What is an S-Corp and Why Should You Care?

Let’s face it, the only times you will ever think about the structure of your company is when you are starting a new business, bringing on shareholders, or paying taxes. This is not to say that the structure you choose for your company isn’t important, it’s just that more pressing issues will occupy your time as you run your business.

As you might know, there are many different structures that you can choose for your business. These include Sole Proprietorship, Limited Liability Corporation (LLC), and C-Corporation. However, there is another structure you can choose – the S-Corporation.

What exactly is an S-Corp and why should care? Well, here is everything you should know about this type of company and how it could help you.

What is an S-Corp?

An S-Corp is a subchapter of the IRS law which governs how businesses are taxed. This structure is usually used for small businesses – either sole proprietorships or LLCs who wish to use this structure to determine how they will be taxed.

Unlike a C-Corp, where the corporation pays income taxes and then the shareholders pay capital gains on dividends, an S-Corp is a “flow-through” entity. When choosing S-Corp status profits are not taxed at the corporate level but at the level of the individual shareholders.  In this way, shareholders can avoid double taxation.

While this is similar to an LLC, there are a few distinctions. First, the IRS treats an LLC as either a sole proprietorship or partnership, depending on the number of members. Remember, there are no shareholders in an LLC.
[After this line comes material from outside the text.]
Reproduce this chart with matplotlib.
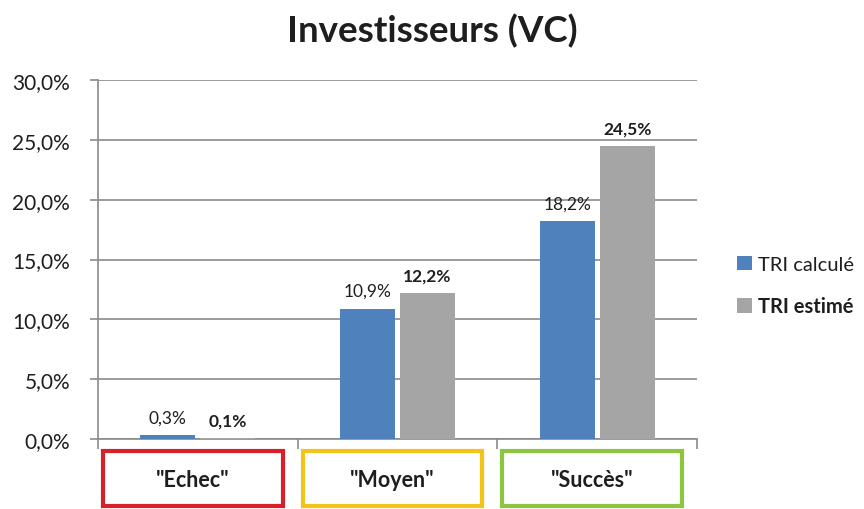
import matplotlib
matplotlib.use("Agg")
import matplotlib.pyplot as plt
from matplotlib.patches import Rectangle
from matplotlib.transforms import blended_transform_factory
import numpy as np

plt.rcParams['font.family'] = ['Lato', 'DejaVu Sans']

categories = ['"Echec"', '"Moyen"', '"Succès"']
tri_calcule = [0.3, 10.9, 18.2]
tri_estime = [0.1, 12.2, 24.5]
series_names = ['TRI calculé', 'TRI estimé']
yticks = [0, 5, 10, 15, 20, 25, 30]
box_colors = ['#D7202A', '#F2C318', '#8CC63F']

blue = '#4F81BD'
grey = '#A5A5A5'
text_col = '#1E1E1E'
grid_col = '#8A8A8A'

fig = plt.figure(figsize=(8.64, 5.10), dpi=100)
ax = fig.add_axes([98/864, 1-440/510, 599/864, 359/510])

x = np.arange(len(categories))
w = 0.275
gap = 0.025
b1 = ax.bar(x - (w+gap)/2, tri_calcule, w, color=blue, zorder=3, label=series_names[0])
b2 = ax.bar(x + (w+gap)/2, tri_estime, w, color=grey, zorder=3, label=series_names[1])

def fmt(v):
    return f"{v:.1f}%".replace('.', ',')

for rect, v in zip(b1, tri_calcule):
    ax.annotate(fmt(v), (rect.get_x()+rect.get_width()/2, v), xytext=(0, 7),
                textcoords='offset points', ha='center', va='bottom',
                fontsize=12.5, color=text_col)
for rect, v in zip(b2, tri_estime):
    ax.annotate(fmt(v), (rect.get_x()+rect.get_width()/2, v), xytext=(0, 7),
                textcoords='offset points', ha='center', va='bottom',
                fontsize=12.5, color=text_col, fontweight='bold')

ax.set_xlim(-0.5, 2.5)
ax.set_ylim(0, 30)
ax.set_yticks(yticks)
ax.set_yticklabels([f"{t:.1f}%".replace('.', ',') for t in yticks], fontsize=15, color=text_col)
ax.yaxis.grid(True, color=grid_col, linewidth=1.2, zorder=0)
ax.set_axisbelow(True)
ax.tick_params(axis='y', direction='out', length=6, color=grid_col, width=1.2, pad=14)

ax.set_xticks([])
ax.set_xticks([-0.5, 0.5, 1.5, 2.5], minor=True)
ax.tick_params(axis='x', which='minor', direction='out', length=7, color=grid_col, width=1.2)

for s in ['top', 'right']:
    ax.spines[s].set_visible(False)
for s in ['left', 'bottom']:
    ax.spines[s].set_color(grid_col)
    ax.spines[s].set_linewidth(1.2)

trans = blended_transform_factory(ax.transData, ax.transAxes)
for i, (cat, col) in enumerate(zip(categories, box_colors)):
    rect = Rectangle((i - 0.475, -0.187), 0.9, 0.153, transform=trans,
                     fill=False, edgecolor=col, linewidth=3.0, clip_on=False)
    ax.add_patch(rect)
    ax.text(i - 0.025, -0.113, cat, transform=trans, ha='center', va='center',
            fontsize=15.5, fontweight='bold', color=text_col)

fig.text(0.5, 1-42/510, 'Investisseurs (VC)', ha='center', va='baseline',
         fontsize=26.5, fontweight='bold', color=text_col)

leg = fig.legend(handles=[b1, b2], labels=series_names, loc='center left',
                 bbox_to_anchor=(737/864, 1-287/510), frameon=False,
                 fontsize=14.5, handlelength=0.75, handleheight=0.75,
                 handletextpad=0.3, labelspacing=1.15, borderpad=0, borderaxespad=0)
for t in leg.get_texts():
    t.set_color(text_col)
leg.get_texts()[1].set_fontweight('bold')

fig.savefig('out.png', dpi=100, facecolor='white')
Second, the members of an LLC can elect to be treated as an S-Corp for tax purposes. This will allow the owners to save money on Social Security and Medicare taxes as well as treat the Owners’ Salary as a business expense. Just keep in mind that an owner will be liable to pay any Social Security and Medicare taxes out of pocket.

Another point to keep in mind is that S-Corps are limited to 100 or fewer shareholders – all of which must be individuals or trusts. However, changes to the tax law now mean that non-residents can now own an S-Corp.
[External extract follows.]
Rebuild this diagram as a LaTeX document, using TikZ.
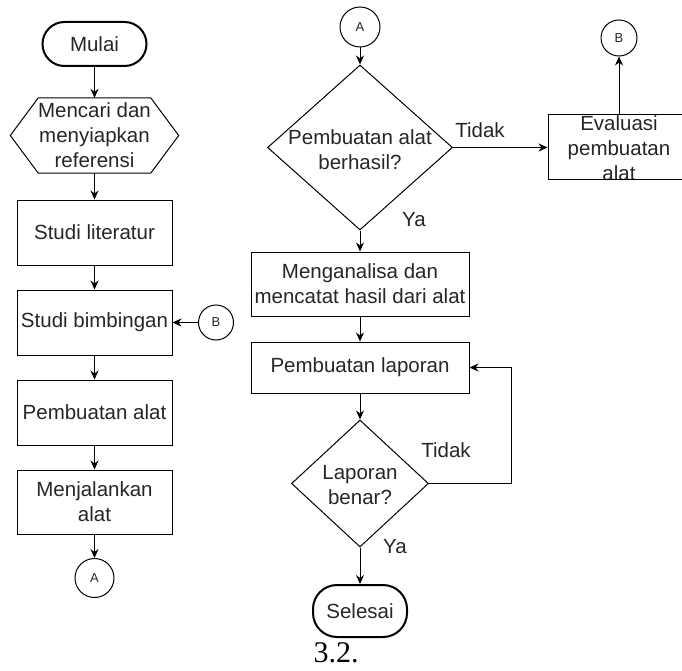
\documentclass[tikz,border=0pt]{standalone}
\usepackage{fontspec}
\setmainfont{Liberation Sans}
\newfontfamily\captionfont{Liberation Serif}
\usetikzlibrary{arrows.meta, calc, positioning, shapes.geometric}

\begin{document}
\begin{tikzpicture}[x=1pt, y=-1pt, >={Stealth[length=9pt, width=8pt]},
    every node/.style={font=\fontsize{20.5}{25}\selectfont, text=black!85},
    flow/.style={->, line width=1pt},
    process/.style={draw, line width=1pt, minimum width=155pt, minimum height=65pt, align=center, inner sep=1pt},
    terminal/.style={draw, line width=2pt, rounded corners=22pt, minimum height=44pt, inner sep=1pt},
    decision/.style={draw, diamond, line width=1pt, inner sep=0pt},
    connector/.style={draw, circle, line width=1pt, inner sep=0pt, font=\fontsize{13}{15}\selectfont},
    answer/.style={font=\fontsize{20.5}{25}\selectfont}
]
    \useasboundingbox (0,0) rectangle (682,671);

    % Left column
    \node[terminal, minimum width=104pt] (mulai) at (94.5,44) {Mulai};
    \node[minimum width=168pt, minimum height=75pt, align=center, inner sep=0pt] (ref) at (94.5,135.5)
        {Mencari dan\\menyiapkan\\referensi};
    \draw[line width=1pt] (ref.west) -- ($(ref.north west)+(28,0)$) -- ($(ref.north east)+(-28,0)$)
        -- (ref.east) -- ($(ref.south east)+(-28,0)$) -- ($(ref.south west)+(28,0)$) -- cycle;
    \node[process] (lit) at (94.5,232.5) {Studi literatur};
    \node[process] (bimb) at (94.5,322.5) {Studi bimbingan};
    \node[process] (buat) at (94.5,412.5) {Pembuatan alat};
    \node[process, minimum height=64pt] (jalan) at (94.5,502) {Menjalankan\\alat};
    \node[connector, minimum size=39pt] (conA) at (94.5,578) {A};
    \node[connector, minimum size=35pt] (conB) at (216,322.5) {B};

    \draw[flow] (mulai) -- (ref);
    \draw[flow] (ref) -- (lit);
    \draw[flow] (lit) -- (bimb);
    \draw[flow] (bimb) -- (buat);
    \draw[flow] (buat) -- (jalan);
    \draw[flow] (jalan) -- (conA);
    \draw[flow] (conB) -- (bimb);

    % Right column
    \node[connector, minimum size=40pt] (inA) at (360,27) {A};
    \node[decision, minimum width=185pt, minimum height=165pt] (cek) at (360,147.5) {};
    \node[align=center] at (360,150) {Pembuatan alat\\berhasil?};
    \node[align=center] at (619,148) {Evaluasi\\pembuatan\\alat};
    \node[draw, line width=1pt, minimum width=142pt, minimum height=65pt, inner sep=0pt] (eval) at (619,147.5) {};
    \node[connector, minimum size=36pt] (outB) at (619,38) {B};
    \node[process, minimum width=218pt, minimum height=64pt] (anal) at (360,284)
        {Menganalisa dan\\mencatat hasil dari alat};
    \node[process, minimum width=218pt, minimum height=51pt] (lap) at (360,367.5) {Pembuatan laporan};
    \node[decision, minimum width=137pt, minimum height=127pt] (benar) at (360,483.5) {};
    \node[align=center] at (360,485) {Laporan\\benar?};
    \node[terminal, minimum width=94pt, minimum height=52pt, rounded corners=24pt] (selesai) at (360,611) {Selesai};

    \draw[flow] (inA) -- (cek);
    \draw[flow] (cek) -- (eval);
    \draw[flow] (eval.north -| outB) -- (outB);
    \draw[flow] (cek) -- (anal);
    \draw[flow] (anal) -- (lap);
    \draw[flow] (lap) -- (benar);
    \draw[flow] (benar.east) -- ++(82.5,0) |- (lap.east);
    \draw[flow] (benar) -- (selesai);

    % Answers
    \node[answer] at (480,130) {Tidak};
    \node[answer] at (414,220) {Ya};
    \node[answer] at (446,450) {Tidak};
    \node[answer] at (395,547) {Ya};

    % Caption
    \node[anchor=base, inner sep=0pt, font=\captionfont\fontsize{30}{34}\selectfont, text=black] at (336,662) {3.2.};
\end{tikzpicture}
\end{document}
This is an important point as non-residents, including American citizens living overseas, were previously barred from owning these companies. To take advantage of this change non-resident owners will need to set up an Electing Small Business Trust (ESBT) prior to investing in an S-Corp.

What’s Another S-Corp Advantage?

If you are operating a service business, especially a small business, then electing to be treated as an S-Corp will help your business to avoid classification as a “Personal Service Corporation” (PSC).
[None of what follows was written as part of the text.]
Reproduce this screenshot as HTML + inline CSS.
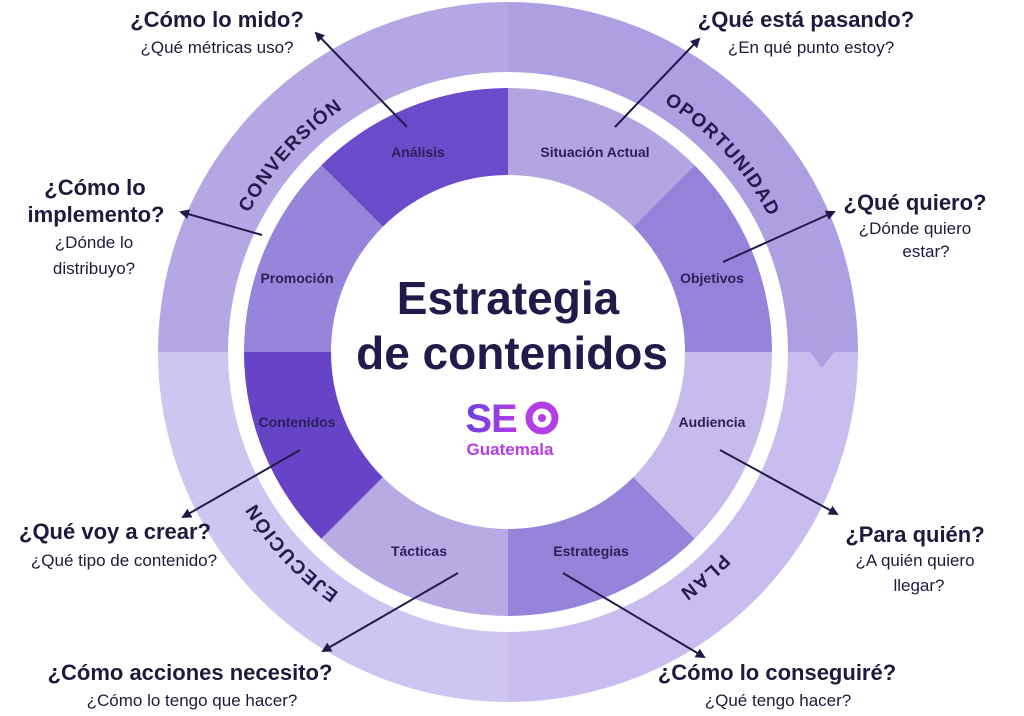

For example, a consulting company designated as a PSC could expect to be taxed at an initial rate of 35 percent. This is significantly higher than the tax rate for S-Corps and it is just another reason why these structures are often preferred over C-Corps and LLCs.

But…

As with every form of corporate structure, there are cons to setting up an S-Corp. For example, an owner’s shares can be seized by the court and closely held S-Corps might come under scrutiny at tax time.

In addition, the structure might not be the best choice for owners with a high level of personal income as the profits will be taxed as such. Similarly, corporate holdings which appreciate in value (such as real estate) will face higher capital gains taxes than partnerships or LLCs.

Even with these downsides, there are times when an S-Corp makes sense for the company’s owners. The key to choosing the right corporate structure is to talk to your lawyer or accountant and figure what works best for your business.

Also, you want to keep in mind that just because you choose to incorporate in one form today, doesn’t mean that you can’t convert your company to another form in the future. In fact, companies big and small change their status depending on changes in tax laws, the business environment, or even due to growth. One example of this is Blackstone, which recently announced it would convert from a partnership to a corporation.

Why Should You Care?

As mentioned, you probably won’t give much thought to your corporate structure until tax time rolls around. While this is understandable, having the right corporate structure in place can help you minimize your tax liability.

For those operating a small consulting firm or some other service business, you might want to talk to your accountant to about the advantages of an S-Corporation to see if it will not only help you to save money but will also make it easier to run your business.